Die Frage, die sich in meiner inzwischen 24 jährigen Vergangenheit in und mit Computerspielen stellt ist folgende:

Sind MMO´s Glücksspiel??? (in meinem Fall open world mmo´s)

Ich merke das sich diese Spiele in eine Richtung bewegen in der man um eigentlichen "Content" zu spielen Stunden damit verbringt darauf hinzuarbeiten, eigentlich spielen zu dürfen. Dies wird ausgeweitet und verlängert, mehr und mehr von geringen Wahrscheinlichkeiten begleitet und mit kaufbaren Erleichterungen gespickt. Klar man kann vieles durch "spielen" und durch "das Weg ist der Ziel"- Einstellung wettmachen, aber die Zeiten von einem monatlichen Beitrag und der darüber hinausgehenden aber nicht spielbeeinflussenden Pay-Contents (Outfit und Co.) sind definitiv vorbei. Man will Geld verdienen, verdient sicherlich um einiges mehr und vertritt darüber hinaus sogar die Meinung, so etwas sei (und ist es sicherlich auch) Kunst. Ein einarmiger Bandit und auch wenn ein Picasso-Bild darauf gemalt wäre ist und bleibt aber ein einarmiger Bandit. Gleichzeitig, und das finde ich das deprimierende daran, obwohl die Unternehmen/Publisher mehr Geld einfahren, sinkt der Inhalt dieser Spiele. Abstraktes Denken, eine Welt entdecken, komplexe mit jedem Spieler variierende Questreihen für die man kein Tutorial erstellen könnte, Labyrinte weichen Ebenen in denen es belohnt wird Mobs tötend im Kreis zu laufen. Wer am meisten im Kreis läuft wird belohnt (natürlich in Variationen!!!!


			Dieser Inhalt steht nur eingeloggten Mitgliedern zur Verfügung.
        

.

Es wird von Jahr zu Jahr schlimmer, ich will etwas dagegen unternehmen, denn sicher Grafik und Gameplay sind Spieleinhalte, aber rechtfertigen nicht inhaltsloses Glückspiel, was meiner Meinung sowohl kontrolliert, als auch Jugendlichen verwehrt werden sollte.

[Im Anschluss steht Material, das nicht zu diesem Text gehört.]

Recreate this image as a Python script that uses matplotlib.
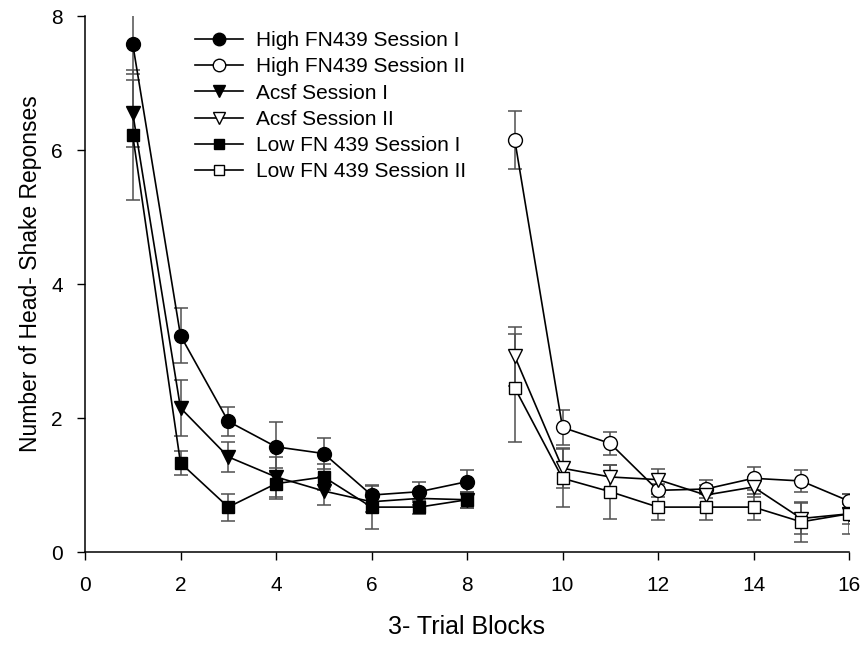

Vorschläge (ideen, plattformen, medien, verbreitung, staatliche Ansprechpartner) an:

*entfernt*

Meinung hierher 


			Dieser Inhalt steht nur eingeloggten Mitgliedern zur Verfügung.
        



cu bebe


----------



## spectrumizer (14. November 2017)

Ich verstehe, worauf du hinaus willst (Drop Luck). Es gibt (Open World) MMOs, die kein Drop Luck benötigen: https://www.darkfallnewdawn.com/

 

PS: Ich habe deine E-Mail Adresse aus dem Beitrag entfernt. Grund ist, dass wir nicht wissen, ob das wirklich deine ist. Und wenn ja, werden sich Spambots über so ein gefundenes Fressen freuen. Für private Konversationen steht auch das PN-System des Forums zur Verfügung, wo bei Bedarf E-Mail Adressen getauscht werden können.


----------



## Patiekrice (14. November 2017)

Klar man kann vieles durch "spielen" [...] wettmachen, [...]

 

No shit?! Man muss "spielen" um in einem Spiel erfolgreich zu sein?

 

fuck.


----------



## Tikume (14. November 2017)

Mach dir einen eigenen UO Freeshard auf


----------



## GAMELIFE (14. November 2017)

@Patiekrice:  mmmmhhhhh gar net so falsch aber eher: man "MUSS" spielen um erfolgreich (in glücksspielähnlichen Struktuen) dann irgendwann das Spiel spielen zu können.

--------------Was immer weniger dem man muss spielend knifflige Rätsel und Hindernisse überwinden entspricht .....einem Spiel eben.

-------------Tausend mal im Kreis laufend diesselben Monster töten ....in tausenden Variationen..... gegen Erleichterung durch Finanzrpritzen gegen öminös variierend verschwindend geringen Wahrscheinlichkeit ist für mich ein Glücksspiel

 

@spektrumizer: mir wärs lieber gewesen die e-mail wäre drin geblieben, wenn euch irgend eine Art der Bestätigung dafür reicht ...pn me :-) es ist ne junk mail-adresse irg eines alten game accounts(aber meine;-) und ich hab auch linux auf dem rechner

Nein ich meine nicht "drop luck" oder "loot" sondern den inhaltlichen Verfall der die Weiterentwicklung der Grafik und des Gameplays leider begleitet dank Glücksspiel/Geldverdien-mechaniken mit denen immer mehr Geld für weniger Leistung kassiert wird. (Lootglück hatte ich noch nie seit ich mmo spiele^^ das hat mich noch nie abgehalten)


----------



## Sh1k4ri (14. November 2017)

Ein netter Versuch, aber da wirst du wirklich kein Glück (lol) haben. Glück bzw RNG (random number generator, anderes Wort für Zufall) ist mittlerweile ein gängiges Mittel um sogar Spieleinhalte zu verpacken. EA und WB machen es momentan in fast jedem Spiel. Da sind MMOs mit World Drops oder Kisten nur ein kleiner Teil.

 

Warum werden gerade Lootboxen in jedem Spiel eingeführt? Weil Leute sie kaufen. Wie verrückt.


----------